Da ging es nicht nur um eine nationale Online-Gaming-Lizenz, auf die die Novomatic schon lange scharf ist, sondern auch um Spielautomaten in Wien. Die rot-grüne Stadtregierung hat vor zwei Jahren das sogenannte kleine Glücksspiel verboten. Dabei kann man am Automaten in kürzester Zeit viel Geld verlieren.

Als Gegenleistung verlangte die FPÖ laut den vorliegenden Dokumenten die Unterstützung von Novomatic für ihren Kandidaten Peter Sidlo für den Vorstand der Casinos Austria. Über dessen Besetzung entscheiden die drei maßgeblichen Aktionärsgruppen. Neben der staatlichen Holding ÖBAG (33,24 Prozent) und der tschechischen Sazka Group um den Milliardär Karel Komarek (38,29 Prozent) ist das mit 17,19 Prozent die Novomatic.

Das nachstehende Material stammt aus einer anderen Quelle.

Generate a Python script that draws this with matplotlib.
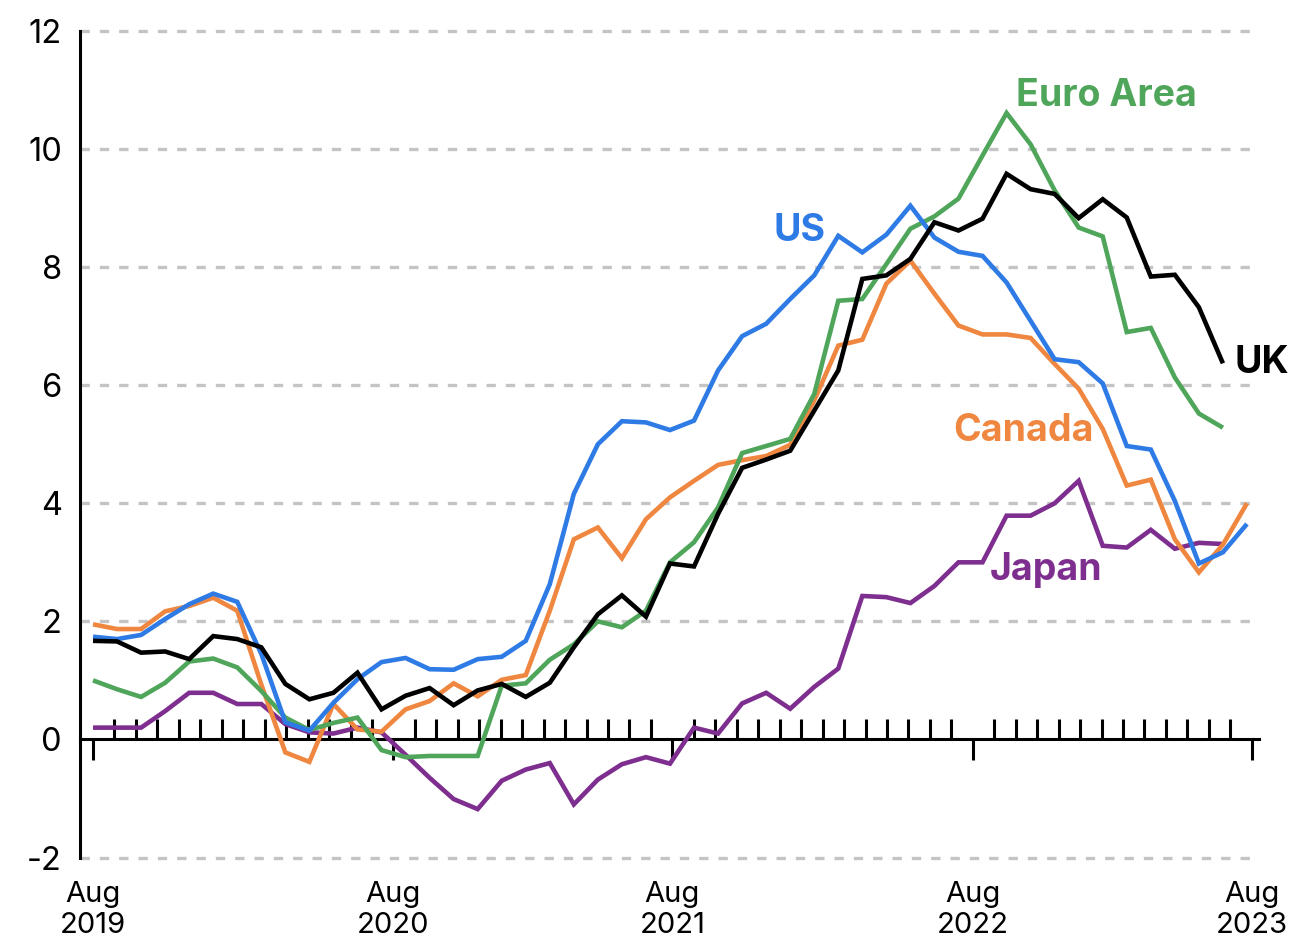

Der 36-jährige Immobilien­fachmann Sidlo wies allerdings laut einer Personalberatungsagentur nicht die notwendigen Qualifikationen auf. Das entsprechende Gutachten sollte daher unter Verschluss gehalten werden.

Der ehemalige FPÖ-Finanzstaatssekretär Fuchs kommt ins Spiel, weil er bei einem Treffen in London den Deal mit Novomatic-Eigentümer Johann Graf verabredet haben soll. Fuchs bestätigte zwar die Teilnahme an einer Glücksspielmesse in London, doch sei es dort nicht um die Vergabe von Lizenzen gegangen.

Strache selbst sieht sich wieder als unschuldiges Opfer: „Ich habe mir keinerlei Verhalten – weder in diesem, noch in anderen Zusammenhängen – vorzuwerfen, das den Straftatbestand der Bestechlichkeit erfüllt.“ Auffällig ist allerdings, dass die FPÖ-Führung auf Distanz ging. Von der neuen Spitze sei niemand betroffen, so eine knappe Verlautbarung. Hubert Fuchs sitzt allerdings auf einem sicheren Listenplatz für die vorgezogenen Nationalratswahlen am 29. September.